There’s a lot to work through regarding Sunday night’s frustrating, and potentially devastating, loss to the Dallas Cowboys, and we’ll do our best here at Eagles Frenzy to touch on it all. Of the number plays the Eagles would like to have back from this game, one in particular stands out and serves as a microcosm of a lot of what is ailing the Philadelphia Eagles.
With the Eagles trailing by seven and attempting to mount a game-tying drive, the team faced a third and two. This was the result.
Where to start? Rookie linebacker Leighton Vander Esch beats not one but two Eagles’ blockers to blow up the play, turning a third and two into a fourth and seven that proved to be too much to overcome.
Let’s start with the play call itself. The design worked and if the Eagles executed the play it would have picked up the first down, and Vander Esch deserves credit for making a very good play. But why even call a play that gives the defense a chance to make a play that has such a negative result? Why not run all routes past the sticks so that a completion is a guaranteed first down? Instead, not only did you not pick up the first, but you also put yourself in a more difficult spot to try to pick it up on fourth down. This isn’t the first time we’ve seen this from Doug Pederson. Heck, it’s not even the first time we’ve seen it from Pederson against the Cowboys. And it’s not the first time we’ve seen it backfire horribly.
Doug was masterful calling the plays a season ago but has left a lot to be desired in that department this year. He has made some head-scratching decisions throughout the season, and as evidenced by this play, doesn’t seem to be learning from his mistakes, adapting, or noting what is working and what isn’t.
Furthermore, why rely on Corey Clement to make a play in that situation? Clement deserves credit for his contributions during the Super Bowl run, but as offered very little this season. This seemed like a perfect situation to go to Zach Ertz, Dallas Goedert, or the sure-handed Alshon Jeffrey. It’s bizarre to not give one of those playmakers an opportunity on the biggest play of the game, arguably of the season.
Pederson has had some suspect moments this season, and this play epitomized the situation.
But the parallels don’t end there.
There’s absolutely no way you can let Vander Esch make that play, and it comes down to effort, will, focus, and execution.
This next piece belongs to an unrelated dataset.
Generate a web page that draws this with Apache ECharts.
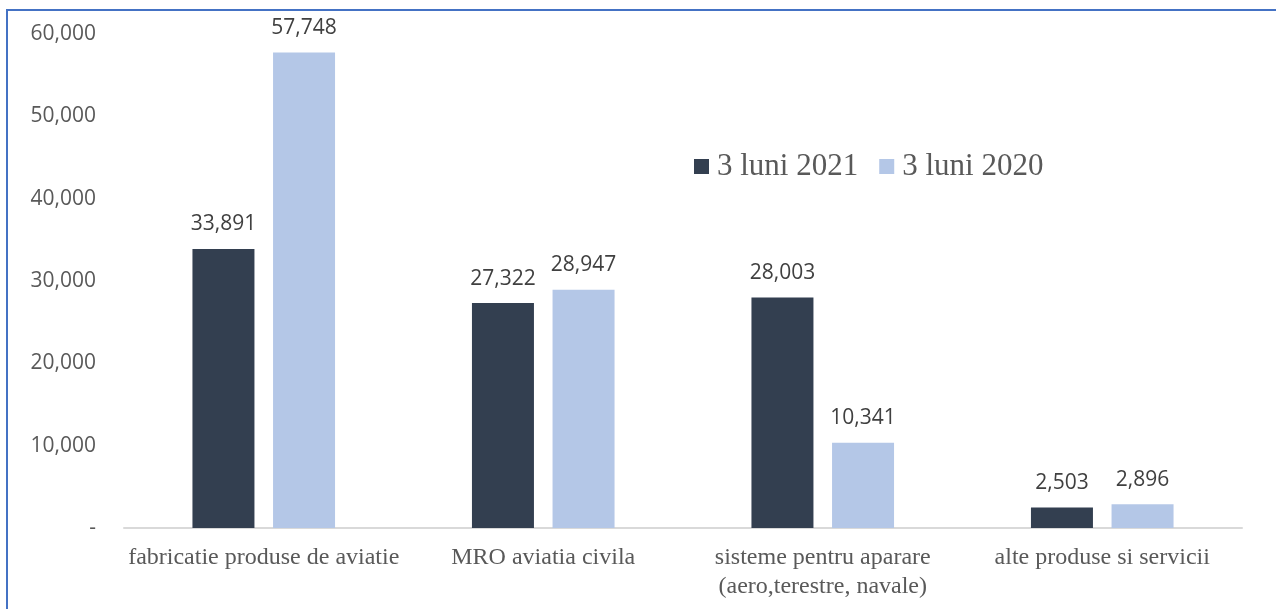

The game, and perhaps the season, was on the line and you had a two-on-one situation and still got beat. A hungry, focused team executes that play and picks up the first down. Right now, the Eagles don’t appear to be either of those things.
A final aspect of the play that is concerning, and is a part of both issues we discussed above, is mentality. In a situation that called for aggression and swagger, that called for going at the defense, the Eagles stayed in their own backfield attempting to finesse their way to a first down. The offense has gotten frustratingly horizontal, and the team’s failure to dictate the action is representative of the overall mentality of the team right now.
The Eagles have had a lot of problems this season, and every player from 53-1 is deserving of blame. While you can’t blame all 53 for this play, the call itself and the result encapsulates a lot of what is currently wrong with this team.